Woods and Beck spoke with Showbiz Cheat Sheet on Friday about their newest horror movie. If you’re still waiting for A Quiet Place 2, that’s coming in the spring. Haunt will tide you over until then when it opens in theaters Friday, September 13.

‘Haunt’ plays with the rules of Halloween haunted houses

When you go to a public Halloween attraction, you know there are rules. The performers are not allowed to touch you, so as loud or as close as they get, you’re safe. Haunt knows you believe that.

Andrew Caldwell as Evan and Katie Stevens as Harper in the horror / thriller HAUNT | Momentum Pictures.

“Scott and I grew up in the midwest. We would go to these haunted houses and it was so fun but it also was terrifying because you’d go into the middle of nowhere, in the middle of a forest. There’d be some abandoned factory building or a dilapidated church in the middle of a forest that somebody would convert into a haunted house. At a certain point I realized, that’s scary. We’re really vulnerable and really giving ourselves over to a situation that could escalate in a terrifying way which which was certainly one of the inspirations for Haunt.”

Bryan Woods, interview with Showbiz Cheat Sheet, 9/6/19

Your cell phones can’t save you in ‘Haunt’

Since the Halloween attraction in Haunt is up to no good, they also confiscate their victims’ cell phones. If you ever attend a Halloween haunt where they take your cell phone, maybe visit a different one.

An image from the horror/thriller HAUNT | Momentum Pictures

“In the day and age we live in, it’s getting harder and harder to write a horror film because 99 out of 100 horror movies could begin and end with somebody taking out a cell phone and calling the police,” Woods said. “We thought we wanted to come up with a clever way to dispose of an easy way out.”

Finding your cell phone won’t save you in Haunt either.

The haunted house took their cell phones, but once people start dying for real, of course the first thought is to find the cell phones. Woods and Beck wanted to toy with them, and the viewers, even more.

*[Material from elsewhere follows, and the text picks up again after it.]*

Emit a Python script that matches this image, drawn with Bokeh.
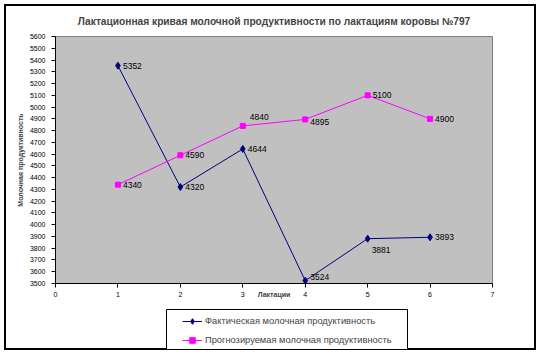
from bokeh.plotting import figure
from bokeh.layouts import column
from bokeh.models import (FixedTicker, Range1d, Legend, LegendItem, ColumnDataSource)
from bokeh.core.properties import value
from bokeh.embed import file_html
from bokeh.resources import INLINE

# ---- data ----
lactations = [1, 2, 3, 4, 5, 6]
actual = [5352, 4320, 4644, 3524, 3881, 3893]
forecast = [4340, 4590, 4840, 4895, 5100, 4900]
actual_name = "Фактическая молочная продуктивность"
forecast_name = "Прогнозируемая молочная продуктивность"
title_text = "Лактационная кривая молочной продуктивности по лактациям коровы №797"
x_title = "Лактации"
y_title = "Молочная продуктивность"
x_ticks = list(range(0, 8))
y_ticks = list(range(3500, 5601, 100))

# label offsets (px, screen: +y is down) for data labels
actual_dx = [5, 5, 5, 5, 4, 5]
actual_dy = [0, 0, 0, -4, 11, 0]
forecast_dx = [5, 5, 7, 5, 5, 5]
forecast_dy = [0, 0, -9, 3, 0, 0]

FONT = "Liberation Sans"
W = 540
H_MAIN, H_LEG = 309, 45
L, R, T, B = 55, 48, 36, 26

p = figure(width=W, height=H_MAIN, output_backend="svg", toolbar_location=None,
           x_range=Range1d(0, 7), y_range=Range1d(3500, 5600),
           min_border_left=L, min_border_right=R, min_border_top=T, min_border_bottom=B)
p.frame_align = False
p.background_fill_color = "#C0C0C0"
p.border_fill_alpha = 0
p.outline_line_color = "#808080"
p.outline_line_width = 1
p.xgrid.visible = False
p.ygrid.visible = False

p.title.text = title_text
p.title.align = "center"
p.title.text_font = FONT
p.title.text_font_size = "10.2px"
p.title.text_font_style = "bold"
p.title.standoff = 19

for ax in (p.xaxis[0], p.yaxis[0]):
    ax.axis_line_color = "black"
    ax.major_tick_line_color = "black"
    ax.major_tick_out = 4
    ax.major_tick_in = 0
    ax.minor_tick_line_color = None
    ax.major_label_text_font = FONT
    ax.major_label_text_font_size = "7px"
    ax.major_label_text_color = "black"
    ax.axis_label_text_font = FONT
    ax.axis_label_text_font_size = "7px"
    ax.axis_label_text_font_style = "bold"

p.xaxis.ticker = FixedTicker(ticks=x_ticks)
p.yaxis.ticker = FixedTicker(ticks=y_ticks)
p.xaxis.major_label_standoff = 4
p.yaxis.major_label_standoff = 6
p.yaxis.axis_label = y_title
p.yaxis.axis_label_standoff = 3
p.xaxis.axis_label = x_title
p.xaxis.axis_label_standoff = -9

src = ColumnDataSource(dict(x=lactations, a=actual, f=forecast,
                            at=[str(v) for v in actual], ft=[str(v) for v in forecast],
                            adx=actual_dx, ady=actual_dy, fdx=forecast_dx, fdy=forecast_dy))

ACT_C, FC_C = "#000080", "#FF00FF"

def draw_series(fig, s):
    la = fig.line("x", "a", source=s, line_color=ACT_C, line_width=1)
    ma = fig.scatter("x", "a", source=s, marker="diamond", size=7,
                     fill_color=ACT_C, line_color=ACT_C)
    lf = fig.line("x", "f", source=s, line_color=FC_C, line_width=1)
    mf = fig.scatter("x", "f", source=s, marker="square", size=5,
                     fill_color=FC_C, line_color=FC_C)
    return la, ma, lf, mf

draw_series(p, src)

p.text("x", "a", text="at", source=src, x_offset="adx", y_offset="ady",
       text_font=value(FONT), text_font_size="8.5px", text_baseline="middle",
       text_align="left", text_color="black")
p.text("x", "f", text="ft", source=src, x_offset="fdx", y_offset="fdy",
       text_font=value(FONT), text_font_size="8.5px", text_baseline="middle",
       text_align="left", text_color="black")

# ---- legend panel (its frame is the legend box) ----
q = figure(width=W, height=H_LEG, output_backend="svg", toolbar_location=None,
           x_range=Range1d(100, 101), y_range=Range1d(100, 101),
           x_axis_type=None, y_axis_type=None,
           min_border_left=166, min_border_right=W - 407,
           min_border_top=0, min_border_bottom=5)
q.frame_align = False
q.background_fill_color = "white"
q.border_fill_alpha = 0
q.outline_line_color = "black"
q.outline_line_width = 1
q.xgrid.visible = False
q.ygrid.visible = False
la2, ma2, lf2, mf2 = draw_series(q, src)

legend = Legend(items=[LegendItem(label=actual_name, renderers=[la2, ma2]),
                       LegendItem(label=forecast_name, renderers=[lf2, mf2])],
                location=(16, 2), padding=0, spacing=5, glyph_width=20,
                glyph_height=14, label_height=14, label_standoff=3,
                border_line_alpha=0, background_fill_alpha=0,
                label_text_font=FONT, label_text_font_size="9.3px",
                margin=0)
q.add_layout(legend)

layout = column(p, q, spacing=0,
                styles={"outline": "2px solid #000000", "outline-offset": "-6px"})

open("out.html", "w").write(file_html(layout, INLINE))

“Having said that, we didn’t want to just take the phones out of the movie and put a pin on it,” Woods continued. “Real life is messier than that, so the phones in the movie become a beacon of hope for our characters, that if they can just get back to the phone, they could get out of here so the phones become a big subplot.”

‘Haunt’ is like a Halloween version of ‘The Game’

In The Game, Michael Douglas never knew if what was happening was real or the game his brother paid for. Haunt was inspired to be a Halloween version of The Game.

“One of the reference points was earlier in the process was David Fincher’s The Game,” Beck said. “It really upends your perception of reality and where things are blurring the line in terms of good or bad and whether you’re safe or whether you’re putting yourself in an incredibly vulnerable situation.”

Will Brittain as Nathan from the horror / thriller HAUNT | Momentum Pictures.

The cell phones play into that. If you think you’re going to call for help, they laready thought of that. 

“We use the phones as an example too of a larger thing we were trying to play with the audience,” Beck said. “When they have to dispose of the phones, they’re giving a lure of keep in mind they’re given the key to that lockbox where you have to store the phones. Throughout writing Haunt and directing it, we loved playing with the audience expectations of are we in a good situation or are we in a bad situation?”